La mer est ici animalisée : elle mugit telle un lion, cela renforce la puissance de ses vagues et donc la violence de la nature.
III) Une naissance sombre et augurale l.11-12
Chateaubriand insiste sur le caractère augural (prévoyant) de cette naissance qui a marqué sa vie d’un sceau de tristesse et de mort.
Les adverbes de temps insistent sur la permanence du souvenir « jamais » « souvent » « il n’y a pas de jours… ».
Mais c’est un souvenir indirect, puisque ce sont les témoins qui lui ont raconté. N’est-ce pas une relecture subjective du jeu romantique ? Ou la t on maintenu dans ce souvenir morbide ? Qui ? Un on énigmatique. Il se met donc à rêver « révolte » c’est-à-dire à revoir en pensée ce jour de la naissance.
IV) Le lyrisme à travers le péjoratif l.13-15
Il se met donc à « rêvant » c’est à dire revoir en pensée ce jour de la naissance. Une longue phrase lyrique évoque la scène virtuelle et sonore, par flashs successifs : « le rocher sur lequel je suis né » expression très péjorative pour désigner Saint-Malo. La « chambre ou ma mère m’infligea la vie » (la vie et vu comme une punition, un véritable châtiment divin), La tempête qui « berça » (terme ironique qui montre une dépréciation de soi car on ne voulait pas de lui). Enfin « le frère infortuné » qui mourut avant lui, qui, en lui donnant son nom, l’a marqué du signe du malheur.
Cette phrase est lyrique car elle est ample avec un vocabulaire très expressif (on l’a vu) et elle est scandée par des sonorités qui reviennent d’une manière lancinante :
- [é] : « été » « pensée » « rocher » « né »
- [m] : « jamais » « ma mémoire » « mon » « ma mère » « m’infligea »
- [t] : « été » « tempête » « infortuné » « toujours traîner »

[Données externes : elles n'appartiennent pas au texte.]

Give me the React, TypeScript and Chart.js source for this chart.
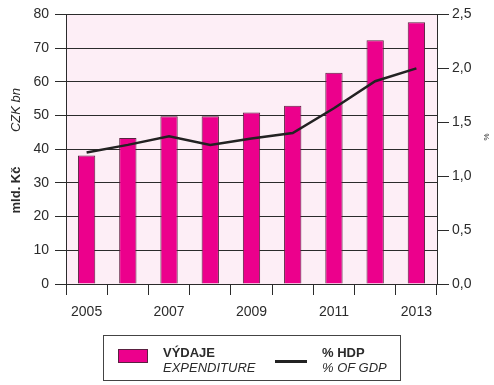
import React, { useEffect, useRef } from "react";
import { Chart, registerables } from "chart.js";

Chart.register(...registerables);

const years = ["2005", "2006", "2007", "2008", "2009", "2010", "2011", "2012", "2013"];
const expenditure = [38.1, 43.3, 49.8, 49.8, 50.9, 52.9, 62.7, 72.3, 77.7];
const gdpShare = [1.22, 1.29, 1.37, 1.29, 1.35, 1.4, 1.63, 1.88, 2.0];
const leftTicks = [0, 10, 20, 30, 40, 50, 60, 70, 80];
const rightTicks = [0, 0.5, 1.0, 1.5, 2.0, 2.5];

const FONT = "'Liberation Sans', Arial, Helvetica, sans-serif";
const INK = "#2b2b2b";
const MAGENTA = "#EC008C";

const decorPlugin = {
  id: "decor",
  beforeDraw(chart: any) {
    const { ctx, chartArea } = chart;
    ctx.save();
    ctx.fillStyle = "#FDEEF6";
    ctx.fillRect(chartArea.left, chartArea.top, chartArea.right - chartArea.left, chartArea.bottom - chartArea.top);
    ctx.restore();
  },
  afterDraw(chart: any) {
    const { ctx } = chart;
    ctx.save();
    ctx.fillStyle = INK;
    ctx.textAlign = "center";
    ctx.textBaseline = "middle";
    ctx.save();
    ctx.translate(16, 190);
    ctx.rotate(-Math.PI / 2);
    ctx.font = `bold 13px ${FONT}`;
    ctx.fillText("mld. Kč", 0, 0);
    ctx.restore();
    ctx.save();
    ctx.translate(16, 110);
    ctx.rotate(-Math.PI / 2);
    ctx.font = `italic 13px ${FONT}`;
    ctx.fillText("CZK bn", 0, 0);
    ctx.restore();
    ctx.save();
    ctx.translate(487, 137);
    ctx.rotate(-Math.PI / 2);
    ctx.font = `8px ${FONT}`;
    ctx.fillText("%", 0, 0);
    ctx.restore();
    ctx.restore();
  },
};

export default function App() {
  const ref = useRef<HTMLCanvasElement>(null);
  useEffect(() => {
    if (!ref.current) return;
    const chart = new Chart(ref.current, {
      type: "bar",
      data: {
        labels: years,
        datasets: [
          {
            type: "line",
            label: "% HDP",
            data: gdpShare,
            yAxisID: "y1",
            borderColor: "#222222",
            borderWidth: 2.5,
            pointRadius: 0,
            tension: 0,
            order: 0,
          } as any,
          {
            type: "bar",
            label: "VÝDAJE",
            data: expenditure,
            yAxisID: "y",
            backgroundColor: MAGENTA,
            borderColor: "#5a2040",
            borderWidth: 1,
            categoryPercentage: 1,
            barPercentage: 0.42,
            order: 1,
          } as any,
        ],
      },
      options: {
        animation: false,
        responsive: false,
        maintainAspectRatio: false,
        devicePixelRatio: 1,
        layout: { padding: { top: 11, left: 0, right: 0, bottom: 0 } },
        plugins: { legend: { display: false }, tooltip: { enabled: false } },
        scales: {
          x: {
            offset: true,
            grid: {
              offset: true,
              drawOnChartArea: false,
              drawTicks: true,
              tickLength: 11,
              color: INK,
              lineWidth: 1,
            },
            border: { display: true, color: INK, width: 1 },
            ticks: {
              autoSkip: false,
              maxRotation: 0,
              padding: 9,
              color: INK,
              font: { family: FONT, size: 14 },
              callback: (_v: any, i: number) => (i % 2 === 0 ? years[i] : ""),
            },
            afterFit: (s: any) => {
              s.height = 101;
            },
          },
          y: {
            position: "left",
            min: 0,
            max: 80,
            afterBuildTicks: (s: any) => {
              s.ticks = leftTicks.map((v) => ({ value: v }));
            },
            grid: { color: INK, lineWidth: 1, tickLength: 11, drawTicks: true },
            border: { display: true, color: INK, width: 1 },
            ticks: { padding: 6, color: INK, font: { family: FONT, size: 14 } },
            afterFit: (s: any) => {
              s.width = 66;
            },
          },
          y1: {
            position: "right",
            min: 0,
            max: 2.5,
            afterBuildTicks: (s: any) => {
              s.ticks = rightTicks.map((v) => ({ value: v }));
            },
            grid: { drawOnChartArea: false, color: INK, lineWidth: 1, tickLength: 12, drawTicks: true },
            border: { display: true, color: INK, width: 1 },
            ticks: {
              padding: 3,
              color: INK,
              font: { family: FONT, size: 14 },
              callback: (v: any) => Number(v).toFixed(1).replace(".", ","),
            },
            afterFit: (s: any) => {
              s.width = 57;
            },
          },
        },
      },
      plugins: [decorPlugin],
    });
    return () => chart.destroy();
  }, []);

  const txt: React.CSSProperties = {
    position: "absolute",
    fontFamily: FONT,
    fontSize: 13,
    color: INK,
    lineHeight: "14px",
    whiteSpace: "nowrap",
  };

  return (
    <div style={{ position: "fixed", left: 0, top: 0, width: 494, height: 385, background: "#fff", overflow: "hidden" }}>
      <canvas ref={ref} width={494} height={385} style={{ position: "absolute", left: 0, top: 0, width: 494, height: 385 }} />
      <div
        style={{
          position: "absolute",
          left: 103,
          top: 335,
          width: 298,
          height: 46,
          border: "1px solid #444",
          boxSizing: "border-box",
        }}
      />
      <div style={{ position: "absolute", left: 118, top: 349, width: 30, height: 14, background: MAGENTA, border: "1px solid #5a2040", boxSizing: "border-box" }} />
      <div style={{ ...txt, left: 163, top: 346, fontWeight: "bold" }}>VÝDAJE</div>
      <div style={{ ...txt, left: 163, top: 361, fontStyle: "italic" }}>EXPENDITURE</div>
      <div style={{ position: "absolute", left: 275, top: 360, width: 32, height: 3, background: "#222" }} />
      <div style={{ ...txt, left: 322, top: 346, fontWeight: "bold" }}>% HDP</div>
      <div style={{ ...txt, left: 322, top: 361, fontStyle: "italic" }}>% OF GDP</div>
    </div>
  );
}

VI) La naissance de l’homme, une punition pour l’auteur l.16-17
Il veut faire comprendre qu’une fatalité s’est abattue sur lui, tout au long de sa vie. C’est l’idée principale qui clôt la phrase : « j’ai presque toujours traîné dans le malheur » dans un syntagme long qui vient comme écraser Chateaubriand sous le poids du malheur.

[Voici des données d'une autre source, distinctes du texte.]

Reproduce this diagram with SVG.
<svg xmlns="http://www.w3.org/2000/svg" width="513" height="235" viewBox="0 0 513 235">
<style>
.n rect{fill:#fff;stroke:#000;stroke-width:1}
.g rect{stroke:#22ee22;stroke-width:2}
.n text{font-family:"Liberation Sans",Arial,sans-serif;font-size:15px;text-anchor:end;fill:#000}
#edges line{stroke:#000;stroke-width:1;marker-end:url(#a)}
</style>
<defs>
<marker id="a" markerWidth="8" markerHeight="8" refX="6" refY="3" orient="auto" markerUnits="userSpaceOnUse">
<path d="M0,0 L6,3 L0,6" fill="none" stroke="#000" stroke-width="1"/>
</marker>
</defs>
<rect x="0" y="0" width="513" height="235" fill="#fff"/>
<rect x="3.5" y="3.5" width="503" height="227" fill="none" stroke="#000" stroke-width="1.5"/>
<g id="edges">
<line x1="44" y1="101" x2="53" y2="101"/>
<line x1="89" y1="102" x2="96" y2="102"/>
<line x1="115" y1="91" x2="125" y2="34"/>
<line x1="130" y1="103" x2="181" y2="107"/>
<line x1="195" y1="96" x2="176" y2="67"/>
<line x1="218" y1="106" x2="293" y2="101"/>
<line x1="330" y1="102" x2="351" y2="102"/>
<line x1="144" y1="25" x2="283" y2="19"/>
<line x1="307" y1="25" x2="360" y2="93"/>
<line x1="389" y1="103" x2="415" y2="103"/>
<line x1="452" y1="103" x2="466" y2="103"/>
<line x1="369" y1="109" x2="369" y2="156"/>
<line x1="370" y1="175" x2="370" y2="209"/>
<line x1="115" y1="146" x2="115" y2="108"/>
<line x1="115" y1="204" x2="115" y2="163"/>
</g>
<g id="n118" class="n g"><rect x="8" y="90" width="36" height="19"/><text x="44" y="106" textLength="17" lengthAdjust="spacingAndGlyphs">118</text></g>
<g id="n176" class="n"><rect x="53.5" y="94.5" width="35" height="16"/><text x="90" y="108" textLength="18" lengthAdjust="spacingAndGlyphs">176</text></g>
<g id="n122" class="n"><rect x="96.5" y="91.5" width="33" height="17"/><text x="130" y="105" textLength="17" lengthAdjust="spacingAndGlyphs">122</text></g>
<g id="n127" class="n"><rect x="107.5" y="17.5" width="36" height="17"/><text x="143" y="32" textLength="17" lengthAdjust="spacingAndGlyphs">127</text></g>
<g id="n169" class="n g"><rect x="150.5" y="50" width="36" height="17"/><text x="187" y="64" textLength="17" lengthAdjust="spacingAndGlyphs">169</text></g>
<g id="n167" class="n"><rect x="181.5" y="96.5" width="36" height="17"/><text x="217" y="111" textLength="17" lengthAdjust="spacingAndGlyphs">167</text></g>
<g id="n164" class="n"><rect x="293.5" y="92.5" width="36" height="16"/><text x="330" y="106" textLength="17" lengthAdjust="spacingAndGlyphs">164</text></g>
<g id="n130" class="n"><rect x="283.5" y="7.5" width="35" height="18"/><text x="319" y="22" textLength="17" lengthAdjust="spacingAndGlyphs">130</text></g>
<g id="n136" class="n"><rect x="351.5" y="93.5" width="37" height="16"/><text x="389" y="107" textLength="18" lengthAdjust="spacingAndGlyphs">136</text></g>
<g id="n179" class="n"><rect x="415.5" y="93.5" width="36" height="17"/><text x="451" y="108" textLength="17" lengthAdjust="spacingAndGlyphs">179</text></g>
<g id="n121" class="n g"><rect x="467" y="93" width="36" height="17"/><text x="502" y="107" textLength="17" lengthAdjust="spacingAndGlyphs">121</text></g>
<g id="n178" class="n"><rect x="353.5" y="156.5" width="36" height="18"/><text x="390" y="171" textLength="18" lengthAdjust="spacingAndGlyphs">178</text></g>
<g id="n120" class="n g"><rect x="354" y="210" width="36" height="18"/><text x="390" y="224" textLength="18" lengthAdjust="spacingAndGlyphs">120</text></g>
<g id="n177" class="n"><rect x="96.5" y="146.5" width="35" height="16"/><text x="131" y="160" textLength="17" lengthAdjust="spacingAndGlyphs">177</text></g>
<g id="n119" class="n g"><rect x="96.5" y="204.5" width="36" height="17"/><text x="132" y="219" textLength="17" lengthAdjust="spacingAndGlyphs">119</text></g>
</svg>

L’idée est amplifiée par la phrase de conclusion. Le destin, Dieu (= le « ciel ») n’est pas cause de ses malheurs, mais voulait que sa naissance (exprimée par la métonymie « berceau ») soit la figure, « l’image » de sa vie, le pluriel d’emphase « destinée ». Manière de se montrer comme un homme hors du commun, original.
Conclusion : Chateaubriand prend-il la pose ? Sa mémoire reconstruit-elle le passé pour donner de lui l’image d’un homme de génie marqué dès les origines par un destin hors du commun ? Comme dans les légendes, particulièrement les mythes celtes, la naissance du héros est manifestée par des événements extraordinaires. Pour Chateaubriand, il s’agit d’un destin marqué par le malheur, la tristesse, l’appel de l’infini, ce « vague à l’âme » appelé par Musset « mal du siècle ». Cette insatisfaction profonde, cette introspection douloureuse, cette fascination de l’échec font de l’auteur des Mémoires d’outre-tombe un précurseur du romantisme français. Chateaubriand est le génial metteur en scène de sa propre vie : ce breton mélancolique, né sur un « rocher » choisira de dresser sa tombe sur le promontoire du « Grand Bé », à Saint-Malo. Il laisse ainsi l’image du poète échevelé, ouvert au dialogue cosmique avec l’océan tumultueux qui avait présidé à sa naissance.